Re: Flagging & in URL in HTML 4.01 transitional type.

On Fri, 8 Jun 2001, Lloyd Wood wrote:

> On Fri, 8 Jun 2001, Jim Correia wrote:
> 
> > On 12:11 PM 6/8/01 Mike Heins <mheins@redhat.com> wrote:

(is that Mike Heins as in minivend?)

> > > Since every browser in the world must tolerate &,

Tolerate - fine.  But it introduces serious ambiguity, which browsers
have to error-correct one way or another.

>	 my opinion is that
> > > this is an artificially created tempest in a teapot, created by the
> > > failure of the validation suite writer to provide a "pedantic" mode.

The validator is "pedantic" by definition.  That is its purpose.

Several years ago, the old webtechs validator used a hack that would
allow unescaped ampersands in URLs (specifically, it would escape
them internally, before feeding the document to sgmls).  This was
IMO a Bad Thing, since it did much to spread confusion, including
perhaps yours.

> >     <http://www.example.com/script.pl?foo=bar&copy=true>
> >
> > can be interpreted as the copyright symbol, which is not what you
> > intended.

Not only can, but will.  And we're not talking some obscure browser
here either: we're talking (AFAIK) every modern browser.

> In which case, you moan at the browser writer for not insisting on
> the trailing semicolon of &copy;

Browsers do lots of error-correction, and we don't (usually) complain).

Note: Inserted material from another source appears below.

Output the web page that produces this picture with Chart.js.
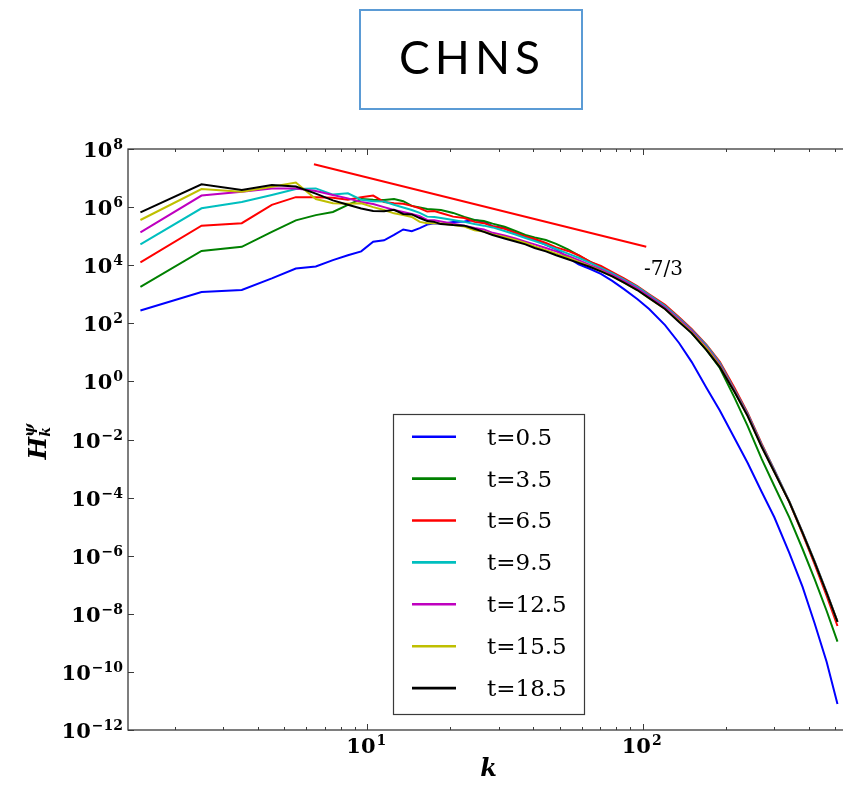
<!DOCTYPE html>
<html>
<head>
<meta charset="utf-8">
<script src="https://cdn.jsdelivr.net/npm/chart.js@4.4.1/dist/chart.umd.min.js"></script>
<style>
  html, body { margin: 0; padding: 0; background: #fff; overflow: hidden; }
  #wrap { position: relative; width: 843px; height: 786px; overflow: hidden; }
  #chart { position: absolute; left: 0; top: 0; }
  #title {
    position: absolute; left: 359px; top: 9px; width: 220px; height: 97px;
    border: 2px solid #5b9bd5; display: flex; align-items: center; justify-content: center;
    font-family: Lato, "Open Sans", sans-serif; font-size: 46px; letter-spacing: 5px; color: #000;
  }
  #title span { position: relative; top: -3px; left: 1px; }
</style>
</head>
<body>
<div id="wrap">
  <canvas id="chart" width="849" height="786"></canvas>
  <div id="title"><span>CHNS</span></div>
</div>
<script>
// wavenumber shells (x axis)
const kValues = [1.5, 2.5, 3.5, 4.5, 5.5, 6.5, 7.5, 8.5, 9.5, 10.5,
  11.5, 12.5, 13.5, 14.5, 15.5, 16.5, 17.5, 18.5, 20.5, 22.5,
  24.5, 26.5, 28.5, 31.5, 34.5, 37.5, 40.5, 44.5, 48.5, 53.5,
  58.5, 64.5, 70.5, 77.5, 85.5, 95.5, 105.5, 120.5, 135.5, 150.5,
  170.5, 190.5, 215.5, 240.5, 270.5, 300.5, 340.5, 380.5, 420.5, 465.5, 509.5];

const seriesLabels = ['t=0.5', 't=3.5', 't=6.5', 't=9.5', 't=12.5', 't=15.5', 't=18.5'];
const seriesColors = ['#0000ff', '#008000', '#ff0000', '#00bfbf', '#bf00bf', '#bfbf00', '#000000'];

const hT0_5 = [276, 1.2e3, 1.4e3, 3.5e3, 7.7e3, 9.0e3, 1.5e4, 2.2e4, 3.0e4, 6.4e4,
  7.2e4, 1.1e5, 1.7e5, 1.47e5, 1.9e5, 2.5e5, 2.8e5, 2.6e5, 3.1e5, 3.2e5,
  3.6e5, 3.1e5, 2.2e5, 1.9e5, 1.3e5, 9.4e4, 7.4e4, 5.0e4, 3.5e4, 1.8e4,
  1.06e4, 7.4e3, 5.0e3, 2.9e3, 1.5e3, 690, 310, 87, 21, 4.7,
  0.59, 0.10, 1.1e-2, 1.55e-3, 1.56e-4, 2.1e-5, 1.24e-6, 8.4e-8, 4.8e-9, 2.2e-10, 7.9e-12];
const hT3_5 = [1.8e3, 3.1e4, 4.3e4, 1.4e5, 3.5e5, 5.3e5, 6.8e5, 1.2e6, 1.9e6, 1.8e6,
  1.75e6, 1.9e6, 1.6e6, 1.1e6, 9.7e5, 8.6e5, 8.3e5, 7.9e5, 6.3e5, 4.6e5,
  3.6e5, 3.3e5, 2.7e5, 2.1e5, 1.5e5, 1.1e5, 9.0e4, 7.4e4, 5.4e4, 3.5e4,
  2.2e4, 1.3e4, 8.7e3, 5.4e3, 3.1e3, 1.6e3, 870, 340, 130, 46,
  12, 2.9, 0.27, 2.9e-2, 2.1e-3, 2.5e-4, 2.1e-5, 1.7e-6, 1.6e-7, 1.25e-8, 1.1e-9];
const hT6_5 = [1.26e4, 2.3e5, 2.8e5, 1.2e6, 2.2e6, 2.2e6, 2.1e6, 1.8e6, 2.2e6, 2.5e6,
  1.5e6, 1.35e6, 1.3e6, 1.1e6, 9.1e5, 7.0e5, 7.3e5, 6.3e5, 4.7e5, 4.2e5,
  3.1e5, 2.8e5, 2.2e5, 1.8e5, 1.3e5, 9.7e4, 8.0e4, 5.8e4, 4.1e4, 3.1e4,
  2.2e4, 1.3e4, 9.4e3, 5.8e3, 3.5e3, 1.9e3, 1.0e3, 430, 160, 64,
  18, 4.7, 0.59, 8.2e-2, 7.0e-3, 8.9e-4, 7.1e-5, 5.6e-6, 5.2e-7, 4.1e-8, 3.8e-9];
const hT9_5 = [5.2e4, 9.1e5, 1.5e6, 2.6e6, 4.2e6, 4.4e6, 2.7e6, 3.0e6, 1.8e6, 1.6e6,
  1.56e6, 1.2e6, 9.7e5, 7.9e5, 6.3e5, 4.7e5, 4.6e5, 4.2e5, 3.6e5, 3.1e5,
  2.6e5, 2.3e5, 2.0e5, 1.5e5, 1.14e5, 8.6e4, 6.8e4, 5.0e4, 3.6e4, 2.5e4,
  1.8e4, 1.2e4, 8.0e3, 5.2e3, 3.2e3, 1.8e3, 940, 390, 150, 59,
  17, 4.3, 0.51, 7.6e-2, 6.5e-3, 8.9e-4, 7.6e-5, 6.5e-6, 6.6e-7, 5.6e-8, 5.4e-9];
const hT12_5 = [1.36e5, 2.5e6, 3.4e6, 4.4e6, 4.4e6, 3.6e6, 2.6e6, 2.0e6, 1.5e6, 1.28e6,
  1.0e6, 7.9e5, 6.8e5, 5.8e5, 4.9e5, 3.6e5, 3.5e5, 3.2e5, 2.7e5, 2.3e5,
  1.9e5, 1.7e5, 1.3e5, 1.05e5, 8.3e4, 6.5e4, 5.2e4, 3.9e4, 3.0e4, 2.1e4,
  1.5e4, 1.0e4, 7.1e3, 4.6e3, 2.9e3, 1.6e3, 840, 350, 135, 54,
  15, 3.8, 0.47, 7.0e-2, 6.0e-3, 8.2e-4, 7.3e-5, 6.3e-6, 6.3e-7, 5.4e-8, 5.3e-9];
const hT15_5 = [3.6e5, 4.2e6, 3.4e6, 5.0e6, 7.0e6, 1.9e6, 1.35e6, 1.3e6, 1.35e6, 1.0e6,
  7.9e5, 6.1e5, 5.3e5, 4.6e5, 3.1e5, 2.8e5, 2.8e5, 2.7e5, 2.4e5, 2.15e5,
  1.6e5, 1.45e5, 1.14e5, 9.4e4, 7.4e4, 5.8e4, 4.4e4, 3.3e4, 2.5e4, 1.8e4,
  1.3e4, 9.0e3, 6.3e3, 4.1e3, 2.5e3, 1.4e3, 740, 310, 120, 48,
  13.6, 3.4, 0.43, 6.4e-2, 5.5e-3, 7.6e-4, 7.1e-5, 6.1e-6, 6.1e-7, 5.2e-8, 5.3e-9];
const hT18_5 = [6.6e5, 6.1e6, 3.9e6, 5.8e6, 5.1e6, 2.9e6, 1.7e6, 1.2e6, 9.0e5, 7.3e5,
  7.2e5, 8.1e5, 5.8e5, 5.6e5, 4.2e5, 3.3e5, 3.1e5, 2.6e5, 2.4e5, 2.3e5,
  1.8e5, 1.4e5, 1.1e5, 8.3e4, 6.5e4, 5.2e4, 3.9e4, 3.0e4, 2.2e4, 1.6e4,
  1.2e4, 8.7e3, 6.1e3, 4.1e3, 2.5e3, 1.4e3, 740, 310, 110, 46,
  12, 3.1, 0.43, 6.4e-2, 5.5e-3, 7.6e-4, 7.1e-5, 6.1e-6, 6.1e-7, 5.2e-8, 5.3e-9];
const seriesValues = [hT0_5, hT3_5, hT6_5, hT9_5, hT12_5, hT15_5, hT18_5];

// -7/3 reference slope
const refK = [6.4, 103];
const refH = [3.0e7, 4.3e4];
const refLabel = '-7/3';
const refLabelK = 101;
const refLabelH = 6.8e3;

const xTickExps = [1, 2];
const yTickExps = [8, 6, 4, 2, 0, -2, -4, -6, -8, -10, -12];

const SERIF = '"DejaVu Serif"';

// "10" with a raised exponent, baseline at y
function drawPow10(ctx, exp, x, y, align) {
  const sup = String(exp).replace('-', '\u2212');
  ctx.font = 'bold 21px ' + SERIF;
  const bw = ctx.measureText('10').width;
  ctx.font = 'bold 14px ' + SERIF;
  const sw = ctx.measureText(sup).width;
  const total = bw + 1 + sw;
  const x0 = align === 'right' ? x - total : x - total / 2;
  ctx.textAlign = 'left';
  ctx.textBaseline = 'alphabetic';
  ctx.font = 'bold 21px ' + SERIF;
  ctx.fillText('10', x0, y);
  ctx.font = 'bold 14px ' + SERIF;
  ctx.fillText(sup, x0 + bw + 1, y - 8);
}

const datasets = seriesValues.map((vals, i) => ({
  label: seriesLabels[i],
  data: kValues.map((k, j) => ({ x: k, y: vals[j] })),
  borderColor: seriesColors[i],
  borderWidth: 2,
  pointRadius: 0,
  tension: 0,
  fill: false,
  order: seriesValues.length - i
}));
datasets.push({
  label: 'slope',
  data: refK.map((k, j) => ({ x: k, y: refH[j] })),
  borderColor: '#ff0000',
  borderWidth: 2,
  pointRadius: 0,
  fill: false,
  order: 0
});

// frame, inward ticks and tick labels, like matplotlib classic
const axesDeco = {
  id: 'axesDeco',
  afterDatasetsDraw(chart) {
    const { ctx, chartArea: a, scales: { x, y } } = chart;
    ctx.save();
    ctx.strokeStyle = '#3a3a3a';
    ctx.lineWidth = 1.3;
    ctx.strokeRect(a.left, a.top, a.right - a.left, a.bottom - a.top);
    ctx.lineWidth = 1;
    ctx.beginPath();
    for (let d = 0; d <= 2; d++) {
      for (let m = 1; m <= 9; m++) {
        const v = m * Math.pow(10, d);
        if (v < x.min || v > x.max) continue;
        const px = Math.round(x.getPixelForValue(v)) + 0.5;
        const len = m === 1 ? 6 : 3;
        ctx.moveTo(px, a.bottom); ctx.lineTo(px, a.bottom - len);
        ctx.moveTo(px, a.top); ctx.lineTo(px, a.top + len);
      }
    }
    y.ticks.forEach(t => {
      const py = Math.round(y.getPixelForValue(t.value)) + 0.5;
      ctx.moveTo(a.left, py); ctx.lineTo(a.left + 6, py);
    });
    ctx.stroke();

    ctx.fillStyle = '#000';
    x.ticks.forEach((t, i) => drawPow10(ctx, xTickExps[i], x.getPixelForValue(t.value) - 1, a.bottom + 23, 'center'));
    y.ticks.forEach((t, i) => drawPow10(ctx, yTickExps[i], a.left - 5, y.getPixelForValue(t.value) + 8, 'right'));

    // slope annotation
    ctx.font = '20px ' + SERIF;
    ctx.textAlign = 'left';
    ctx.textBaseline = 'middle';
    ctx.fillText(refLabel, x.getPixelForValue(refLabelK), y.getPixelForValue(refLabelH));

    // y axis title H_k^psi
    ctx.translate(46, (a.top + a.bottom) / 2 + 2);
    ctx.rotate(-Math.PI / 2);
    ctx.textBaseline = 'alphabetic';
    ctx.font = 'italic bold 24px ' + SERIF;
    const hw = ctx.measureText('H').width;
    ctx.font = 'italic bold 14px ' + SERIF;
    const sw = Math.max(ctx.measureText('k').width, ctx.measureText('\u03c8').width);
    const x0 = -(hw + sw) / 2;
    ctx.font = 'italic bold 24px ' + SERIF;
    ctx.fillText('H', x0, 0);
    ctx.font = 'italic bold 14px ' + SERIF;
    ctx.fillText('k', x0 + hw, 4);
    ctx.fillText('\u03c8', x0 + hw, -12);
    ctx.restore();
  }
};

const legendBox = {
  id: 'legendBox',
  afterDraw(chart) {
    const { ctx, chartArea: a } = chart;
    const left = a.left + 265, top = a.top + 265, w = 191, h = 300, step = 41.9;
    ctx.save();
    ctx.fillStyle = '#fff';
    ctx.fillRect(left, top, w, h);
    ctx.strokeStyle = '#3a3a3a';
    ctx.lineWidth = 1.2;
    ctx.strokeRect(left + 0.5, top + 0.5, w, h);
    ctx.font = '23px ' + SERIF;
    ctx.textAlign = 'left';
    ctx.textBaseline = 'middle';
    seriesLabels.forEach((lab, i) => {
      const cy = top + 22.7 + i * step;
      ctx.strokeStyle = seriesColors[i];
      ctx.lineWidth = 2.6;
      ctx.beginPath();
      ctx.moveTo(left + 19, cy); ctx.lineTo(left + 63, cy);
      ctx.stroke();
      ctx.fillStyle = '#000';
      ctx.fillText(lab, left + 94, cy + 2);
    });
    ctx.restore();
  }
};

new Chart(document.getElementById('chart'), {
  type: 'line',
  data: { datasets },
  options: {
    responsive: false,
    animation: false,
    layout: { padding: { top: 149, left: 0, right: 0, bottom: 0 } },
    plugins: { legend: { display: false }, tooltip: { enabled: false } },
    scales: {
      x: {
        type: 'logarithmic',
        min: 1.352,
        max: 561,
        afterFit: s => { s.height = 56; },
        afterBuildTicks: s => { s.ticks = xTickExps.map(e => ({ value: Math.pow(10, e) })); },
        grid: { display: false },
        border: { display: false },
        ticks: { display: false },
        title: {
          display: true, text: 'k', color: '#000',
          font: { family: 'DejaVu Serif', style: 'italic', weight: 'bold', size: 24 },
          padding: { top: 0, bottom: 2 }
        }
      },
      y: {
        type: 'logarithmic',
        min: 1e-12,
        max: 1e8,
        afterFit: s => { s.width = 128; },
        afterBuildTicks: s => { s.ticks = yTickExps.map(e => ({ value: Math.pow(10, e) })); },
        grid: { display: false },
        border: { display: false },
        ticks: { display: false }
      }
    }
  },
  plugins: [axesDeco, legendBox]
});
</script>
</body>
</html>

>	,or for trying to pass an unescaped
> copyright symbol in a GET request.

No, they do URL-escape any characters that require it.

> Yes, the fact that the forms authors didn't do much reading is a
> problem in principle. But it's rarely a problem in practice.

AIUI the URLencoding scheme predates the expression of HTML as SGML.

-- 
Nick Kew

Received on Saturday, 9 June 2001 06:53:34 UTC